The president obviously believed there was a difference between the entity of "John Mahama" and that of "President John Mahama".

It should have been clear to President Mahama that the audience was interested only in the entity called President Mahama.

He was being interviewed on the subject because he is president of Ghana. We have no interest in his exploits as a Ringway Estate boy, nor in his role as an employee of the Japanese Embassy in Accra.

We might be interested in how he performed as a member of parliament, a minister of state and as a vice-president - but the question posed to him in the interview unambiguously referred to him in his role as a public officer, a man entrusted with power. Sanitised

We can take it from the way the interview went that Mr Mahama has not taken a bribe before and we will have to pursue questioning about the situation with President Mahama.

The accepted definition of corruption involves the holding of public office, and if the president wants to make a distinction between John Mahama as a private entity and John Mahama as president, we should be interested in his answer only in so far as it refers to his position of entrusted power.

The difficulty we have surely is the reluctance to call thievery in public life by its proper name of stealing and calling it corruption instead. If the world wants to deal with corruption, we should start by probably abandoning the term corruption altogether.

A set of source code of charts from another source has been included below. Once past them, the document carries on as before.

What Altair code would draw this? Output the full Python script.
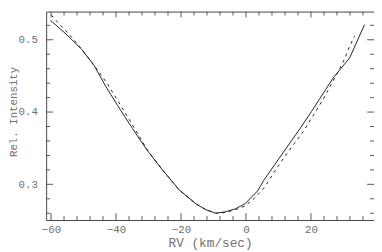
import altair as alt
import pandas as pd

# ---- data ----
solid_rv = [-60.2, -55.4, -50.6, -46.7, -43.1, -39.5, -34.9, -30.4, -25.9, -20.5,
            -15.4, -12.4, -9.3, -6.3, -3.3, -0.3, 3.6, 5.4, 10.2, 16.3,
            20.2, 26.8, 31.9, 36.5]
solid_int = [0.527, 0.508, 0.487, 0.464, 0.435, 0.409, 0.377, 0.347, 0.321, 0.292,
             0.273, 0.265, 0.260, 0.262, 0.266, 0.273, 0.291, 0.305, 0.336, 0.375,
             0.401, 0.447, 0.475, 0.521]

dashed_rv = [-59.9, -57.5, -54.5, -51.5, -48.5, -45.5, -42.5, -39.5, -34.9, -30.4,
             -25.9, -20.5, -15.4, -12.4, -9.3, -6.3, -3.3, -0.3, 2.7, 5.7,
             8.7, 11.8, 14.8, 17.8, 20.8, 23.8, 26.8, 28.6, 30.4, 31.9, 33.4]
dashed_int = [0.534, 0.522, 0.508, 0.492, 0.475, 0.457, 0.438, 0.416, 0.382, 0.348,
              0.321, 0.292, 0.273, 0.265, 0.260, 0.261, 0.265, 0.270, 0.281, 0.296,
              0.317, 0.338, 0.356, 0.374, 0.396, 0.418, 0.443, 0.458, 0.474, 0.491, 0.505]

x_major = [-60, -40, -20, 0, 20]
x_minor = [-56, -52, -48, -44, -36, -32, -28, -24, -16, -12, -8, -4,
           4, 8, 12, 16, 24, 28, 32, 36]
y_major = [0.3, 0.4, 0.5]
y_minor = [0.26, 0.28, 0.32, 0.34, 0.36, 0.38, 0.42, 0.44, 0.46, 0.48, 0.52]

x_domain = [-61.5, 39.4]
y_domain = [0.2506, 0.539]

# ---- layout / style ----
W, H = 335, 213
TEXT = "#707070"
TICK = "#555555"
LINE = "#222222"
FONT = "Liberation Mono"

xs = alt.Scale(domain=x_domain, nice=False, zero=False)
ys = alt.Scale(domain=y_domain, nice=False, zero=False)

xaxis = alt.Axis(
    title="RV (km/sec)", values=x_major, format="d", ticks=False,
    domain=False, grid=False, labelPadding=4, labelFont=FONT, labelFontSize=11,
    labelColor=TEXT, titleFont=FONT, titleFontSize=13, titleFontWeight="normal",
    titleColor=TEXT, titleBaseline="alphabetic", titleY=27, labelFlush=False,
)
yaxis = alt.Axis(
    title="Rel. Intensity", values=y_major, format=".1f", ticks=False,
    domain=False, grid=False, labelPadding=9, labelFont=FONT, labelFontSize=11,
    labelColor=TEXT, titleFont=FONT, titleFontSize=11, titleFontWeight="normal",
    titleColor=TEXT, titleBaseline="alphabetic", titleX=-30, titleY=102,
    titleAngle=270, labelFlush=False,
)

solid_df = pd.DataFrame({"rv": solid_rv, "intensity": solid_int})
dashed_df = pd.DataFrame({"rv": dashed_rv, "intensity": dashed_int})

X = lambda f: alt.X(f, scale=xs, axis=xaxis)
Y = lambda f: alt.Y(f, scale=ys, axis=yaxis)

solid = alt.Chart(solid_df).mark_line(color=LINE, strokeWidth=1).encode(
    x=X("rv:Q"), y=Y("intensity:Q"),
)
dashed = alt.Chart(dashed_df).mark_line(color=LINE, strokeWidth=1, strokeDash=[3, 4]).encode(
    x=X("rv:Q"), y=Y("intensity:Q"),
)


def xticks(vals, y0, y1):
    return alt.Chart(pd.DataFrame({"rv": vals})).mark_rule(color=TICK, strokeWidth=1).encode(
        x=X("rv:Q"), y=alt.value(y0), y2=alt.value(y1)
    )


def yticks(vals, x0, x1):
    return alt.Chart(pd.DataFrame({"intensity": vals})).mark_rule(color=TICK, strokeWidth=1).encode(
        y=Y("intensity:Q"), x=alt.value(x0), x2=alt.value(x1)
    )


layers = [
    solid, dashed,
    xticks(x_major, H, H - 7), xticks(x_minor, H, H - 4),
    xticks(x_major, 0, 6), xticks(x_minor, 0, 4),
    yticks(y_major, 0, 7), yticks(y_minor, 0, 4),
    yticks(y_major, W, W - 7), yticks(y_minor, W, W - 4),
]

chart = alt.layer(*layers).properties(
    width=W, height=H, autosize="none",
    padding={"left": 39, "top": 1, "right": 0, "bottom": 30},
).configure_view(stroke="#444444", strokeWidth=1)

chart.save("out.html", embed_options={"renderer": "svg", "actions": False})
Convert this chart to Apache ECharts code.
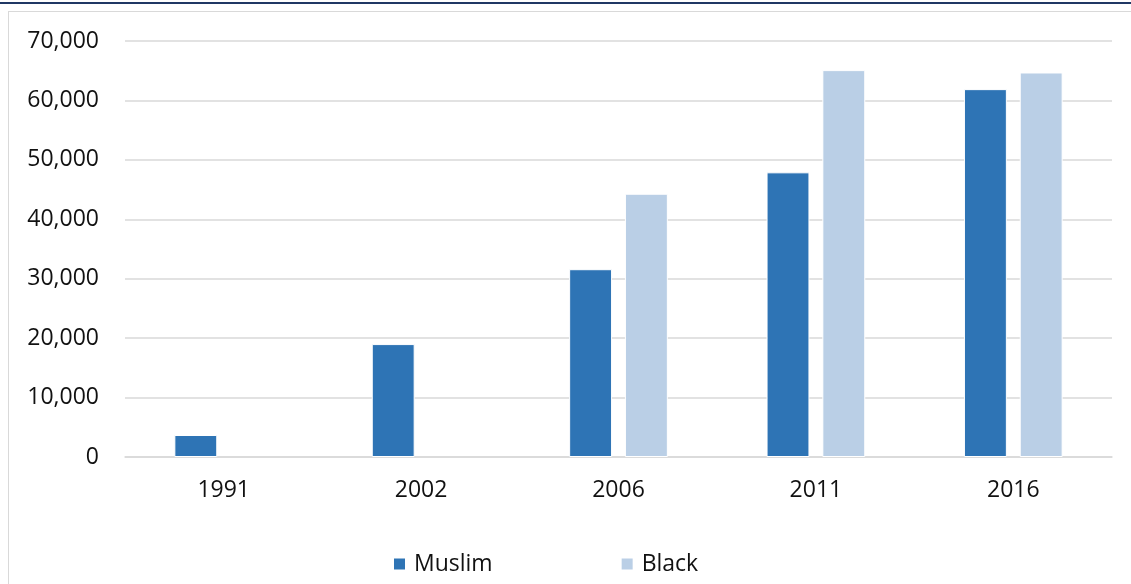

Corruption simply does not carry the same odium as stealing or thievery. The word has been sanitised.

And yet corruption is stealing, corruption is thievery done by public officials - except the amounts involved are large and instead of prosecutions, we deal with the phenomenon by holding conferences and commissions of inquiry.

If Mr Cameron had been overheard saying Nigeria and Afghanistan have more thieves, dishonest and fraudulent people than anywhere else in the world, there would have been an almighty uproar and it would have taken some doing to pacify Presidents Buhari and Ghani.

I suspect that if BBC interviewer Peter Okochwe had asked President Mahama if he had ever stolen money, he would not have asked whether as president or whatever other identity he thinks he has, and he would have received a straightforward answer.

So let's call thieving by its proper name and stop beating about the bush. Corruption is stealing.